(A block of data)
______________________________

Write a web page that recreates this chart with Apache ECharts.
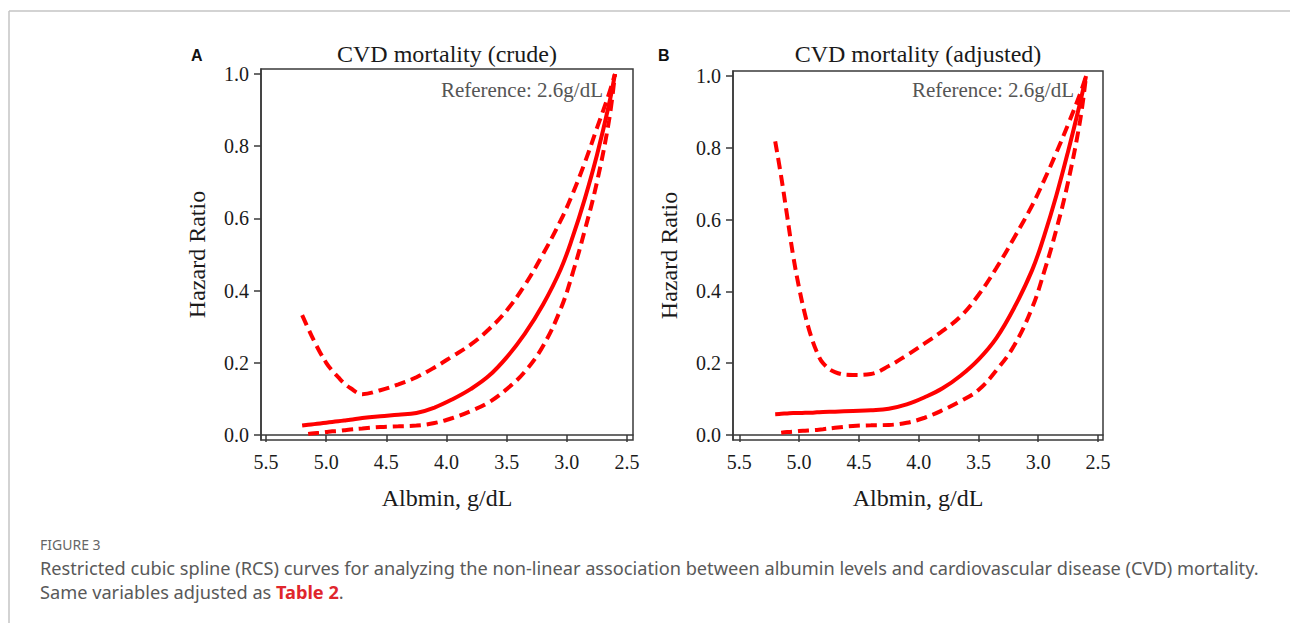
<!DOCTYPE html>
<html>
<head>
<meta charset="utf-8">
<script src="https://cdn.jsdelivr.net/npm/echarts@6.0.0/dist/echarts.min.js"></script>
<style>
  html, body { margin: 0; padding: 0; background: #fff; }
  #chart { width: 1290px; height: 623px; }
</style>
</head>
<body>
<div id="chart"></div>
<script>
// albumin grid (g/dL), shared by every curve
const albumin = [5.2, 5.15, 5.1, 5.05, 5.0, 4.95, 4.9, 4.85, 4.8, 4.7, 4.55, 4.4, 4.25, 4.1, 3.95, 3.8, 3.65, 3.5, 3.35, 3.2, 3.05, 2.95, 2.85, 2.75, 2.65, 2.6]

// panel A - crude
const hrCrude = [0.026, 0.028, 0.030, 0.032, 0.034, 0.036, 0.038, 0.040, 0.042, 0.047, 0.052, 0.056, 0.061, 0.076, 0.099, 0.127, 0.163, 0.215, 0.28, 0.36, 0.46, 0.55, 0.655, 0.775, 0.915, 1.0]
const upperCrude = [0.332, 0.295, 0.26, 0.228, 0.2, 0.178, 0.16, 0.143, 0.13, 0.113, 0.124, 0.14, 0.16, 0.187, 0.218, 0.25, 0.292, 0.345, 0.415, 0.5, 0.595, 0.67, 0.755, 0.85, 0.945, 1.0]
const lowerCrude = [null, 0.003, 0.005, 0.006, 0.008, 0.010, 0.011, 0.013, 0.015, 0.018, 0.022, 0.024, 0.026, 0.033, 0.047, 0.066, 0.09, 0.127, 0.175, 0.245, 0.35, 0.45, 0.568, 0.70, 0.87, 1.0]

// panel B - adjusted
const hrAdj = [0.058, 0.059, 0.060, 0.061, 0.061, 0.062, 0.062, 0.063, 0.064, 0.065, 0.067, 0.069, 0.073, 0.085, 0.105, 0.13, 0.165, 0.21, 0.27, 0.355, 0.46, 0.555, 0.665, 0.79, 0.925, 1.0]
const upperAdj = [0.818, 0.72, 0.61, 0.5, 0.41, 0.335, 0.275, 0.23, 0.2, 0.175, 0.167, 0.17, 0.192, 0.222, 0.255, 0.29, 0.33, 0.39, 0.465, 0.55, 0.64, 0.71, 0.785, 0.865, 0.95, 1.0]
const lowerAdj = [null, 0.006, 0.008, 0.009, 0.011, 0.012, 0.013, 0.014, 0.016, 0.02, 0.025, 0.027, 0.028, 0.034, 0.048, 0.069, 0.094, 0.125, 0.18, 0.25, 0.355, 0.455, 0.57, 0.705, 0.875, 1.0]

// tick labels
const xTicks = [5.5, 5.0, 4.5, 4.0, 3.5, 3.0, 2.5]
const yTicks = [0, 0.2, 0.4, 0.6, 0.8, 1.0]

const serif = '"Liberation Serif", "Times New Roman", serif'
const sans = '"Noto Sans", sans-serif'
const red = '#ff0000'
const axisColor = '#3a3a3a'

const chart = echarts.init(document.getElementById('chart'), null, { renderer: 'svg' })

const pairs = (ys) => albumin.map((x, i) => [x, ys[i]])

// x 轴
const _xAxis = {
  type: 'value',
  inverse: true,
  axisLine: { show: true, lineStyle: { color: axisColor, width: 1.5 } },
  axisTick: { show: true, length: 7, lineStyle: { color: axisColor, width: 1.5 }, customValues: xTicks },
  axisLabel: {
    customValues: xTicks,
    margin: 12,
    color: '#1a1a1a',
    fontFamily: serif,
    fontSize: 20,
    formatter: (v) => v.toFixed(1)
  },
  splitLine: { show: false },
  name: 'Albmin, g/dL',
  nameLocation: 'middle',
  nameGap: 46,
  nameTextStyle: { fontFamily: serif, fontSize: 24, color: '#1a1a1a' }
}

// y 轴
const _yAxis = {
  type: 'value',
  min: -0.014,
  max: 1.014,
  axisLine: { show: true, lineStyle: { color: axisColor, width: 1.5 } },
  axisTick: { show: true, length: 7, lineStyle: { color: axisColor, width: 1.5 }, customValues: yTicks },
  axisLabel: {
    customValues: yTicks,
    margin: 12,
    color: '#1a1a1a',
    fontFamily: serif,
    fontSize: 20,
    formatter: (v) => v.toFixed(1)
  },
  splitLine: { show: false },
  name: 'Hazard Ratio',
  nameLocation: 'middle',
  nameGap: 52,
  nameTextStyle: { fontFamily: serif, fontSize: 24, color: '#1a1a1a' }
}

const xAxis = [
  { ..._xAxis, gridIndex: 0, min: 2.45, max: 5.542 },
  { ..._xAxis, gridIndex: 1, min: 2.458, max: 5.553 }
]
const yAxis = [
  { ..._yAxis, gridIndex: 0 },
  { ..._yAxis, gridIndex: 1 }
]

const _grid = {
  show: true,
  borderColor: axisColor,
  borderWidth: 1.5,
  backgroundColor: 'transparent',
  outerBoundsMode: 'none'
}
const grid = [
  { ..._grid, left: 261, top: 69, width: 372, height: 371 },
  { ..._grid, left: 733, top: 71, width: 370, height: 369 }
]

// series
const _series = {
  type: 'line',
  smooth: 0.4,
  showSymbol: false,
  symbol: 'none',
  silent: true,
  lineStyle: { color: red, width: 4 }
}
const dashed = { color: red, width: 4, type: [11, 6], cap: 'butt' }

const series = [
  { ..._series, xAxisIndex: 0, yAxisIndex: 0, data: pairs(hrCrude) },
  { ..._series, xAxisIndex: 0, yAxisIndex: 0, data: pairs(upperCrude), lineStyle: dashed },
  { ..._series, xAxisIndex: 0, yAxisIndex: 0, data: pairs(lowerCrude), lineStyle: dashed },
  { ..._series, xAxisIndex: 1, yAxisIndex: 1, data: pairs(hrAdj) },
  { ..._series, xAxisIndex: 1, yAxisIndex: 1, data: pairs(upperAdj), lineStyle: dashed },
  { ..._series, xAxisIndex: 1, yAxisIndex: 1, data: pairs(lowerAdj), lineStyle: dashed }
]

// titles, panel letters, reference note, caption, page frame
const graphic = [
  { type: 'line', shape: { x1: 9, y1: 11, x2: 1290, y2: 11 }, style: { stroke: '#c4c4c4', lineWidth: 1.5 } },
  { type: 'line', shape: { x1: 9, y1: 11, x2: 9, y2: 623 }, style: { stroke: '#c4c4c4', lineWidth: 1.5 } },

  { type: 'text', x: 191, y: 55, style: { text: 'A', font: 'bold 16px "Liberation Sans", Arial, sans-serif', fill: '#111', verticalAlign: 'middle' } },
  { type: 'text', x: 658, y: 55, style: { text: 'B', font: 'bold 16px "Liberation Sans", Arial, sans-serif', fill: '#111', verticalAlign: 'middle' } },

  { type: 'text', x: 447, y: 54, style: { text: 'CVD mortality (crude)', font: '24px ' + serif, fill: '#1a1a1a', align: 'center', verticalAlign: 'middle' } },
  { type: 'text', x: 918, y: 54, style: { text: 'CVD mortality (adjusted)', font: '24px ' + serif, fill: '#1a1a1a', align: 'center', verticalAlign: 'middle' } },

  { type: 'text', x: 603, y: 90, style: { text: 'Reference: 2.6g/dL', font: '21px ' + serif, fill: '#555', align: 'right', verticalAlign: 'middle' } },
  { type: 'text', x: 1074, y: 90, style: { text: 'Reference: 2.6g/dL', font: '21px ' + serif, fill: '#555', align: 'right', verticalAlign: 'middle' } },

  { type: 'text', x: 40, y: 544, style: { text: 'FIGURE 3', font: '14px ' + sans, fill: '#666', verticalAlign: 'middle' } },
  { type: 'text', x: 40, y: 568, style: { text: 'Restricted cubic spline (RCS) curves for analyzing the non-linear association between albumin levels and cardiovascular disease (CVD) mortality.', font: '18.2px ' + sans, fill: '#595959', verticalAlign: 'middle' } },
  {
    type: 'text', x: 40, y: 592,
    style: {
      text: 'Same variables adjusted as {b|Table 2}.',
      font: '18.2px ' + sans,
      fill: '#595959',
      verticalAlign: 'middle',
      rich: { b: { fontFamily: sans, fontSize: 18.2, fontWeight: 'bold', fill: '#e0262c' } }
    }
  }
]

chart.setOption({
  animation: false,
  grid,
  xAxis,
  yAxis,
  series,
  graphic
})
</script>
</body>
</html>
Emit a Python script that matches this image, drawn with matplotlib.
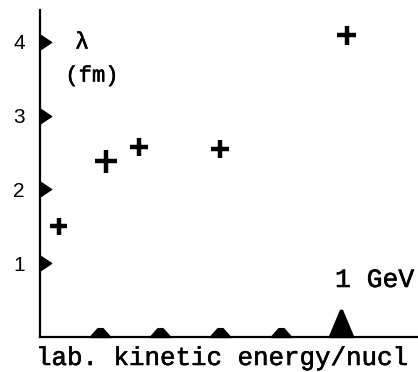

______________________________

JOB: Print, exactly as written, the lines above from the first one to the one containing "const pairs = (ys)". Leave out pictures.

WRITTEN SOLUTION:
Write a web page that recreates this chart with Apache ECharts.
<!DOCTYPE html>
<html>
<head>
<meta charset="utf-8">
<script src="https://cdn.jsdelivr.net/npm/echarts@6.0.0/dist/echarts.min.js"></script>
<style>
  html, body { margin: 0; padding: 0; background: #fff; }
  #chart { width: 1290px; height: 623px; }
</style>
</head>
<body>
<div id="chart"></div>
<script>
// albumin grid (g/dL), shared by every curve
const albumin = [5.2, 5.15, 5.1, 5.05, 5.0, 4.95, 4.9, 4.85, 4.8, 4.7, 4.55, 4.4, 4.25, 4.1, 3.95, 3.8, 3.65, 3.5, 3.35, 3.2, 3.05, 2.95, 2.85, 2.75, 2.65, 2.6]

// panel A - crude
const hrCrude = [0.026, 0.028, 0.030, 0.032, 0.034, 0.036, 0.038, 0.040, 0.042, 0.047, 0.052, 0.056, 0.061, 0.076, 0.099, 0.127, 0.163, 0.215, 0.28, 0.36, 0.46, 0.55, 0.655, 0.775, 0.915, 1.0]
const upperCrude = [0.332, 0.295, 0.26, 0.228, 0.2, 0.178, 0.16, 0.143, 0.13, 0.113, 0.124, 0.14, 0.16, 0.187, 0.218, 0.25, 0.292, 0.345, 0.415, 0.5, 0.595, 0.67, 0.755, 0.85, 0.945, 1.0]
const lowerCrude = [null, 0.003, 0.005, 0.006, 0.008, 0.010, 0.011, 0.013, 0.015, 0.018, 0.022, 0.024, 0.026, 0.033, 0.047, 0.066, 0.09, 0.127, 0.175, 0.245, 0.35, 0.45, 0.568, 0.70, 0.87, 1.0]

// panel B - adjusted
const hrAdj = [0.058, 0.059, 0.060, 0.061, 0.061, 0.062, 0.062, 0.063, 0.064, 0.065, 0.067, 0.069, 0.073, 0.085, 0.105, 0.13, 0.165, 0.21, 0.27, 0.355, 0.46, 0.555, 0.665, 0.79, 0.925, 1.0]
const upperAdj = [0.818, 0.72, 0.61, 0.5, 0.41, 0.335, 0.275, 0.23, 0.2, 0.175, 0.167, 0.17, 0.192, 0.222, 0.255, 0.29, 0.33, 0.39, 0.465, 0.55, 0.64, 0.71, 0.785, 0.865, 0.95, 1.0]
const lowerAdj = [null, 0.006, 0.008, 0.009, 0.011, 0.012, 0.013, 0.014, 0.016, 0.02, 0.025, 0.027, 0.028, 0.034, 0.048, 0.069, 0.094, 0.125, 0.18, 0.25, 0.355, 0.455, 0.57, 0.705, 0.875, 1.0]

// tick labels
const xTicks = [5.5, 5.0, 4.5, 4.0, 3.5, 3.0, 2.5]
const yTicks = [0, 0.2, 0.4, 0.6, 0.8, 1.0]

const serif = '"Liberation Serif", "Times New Roman", serif'
const sans = '"Noto Sans", sans-serif'
const red = '#ff0000'
const axisColor = '#3a3a3a'

const chart = echarts.init(document.getElementById('chart'), null, { renderer: 'svg' })

const pairs = (ys) => albumin.map((x, i) => [x, ys[i]])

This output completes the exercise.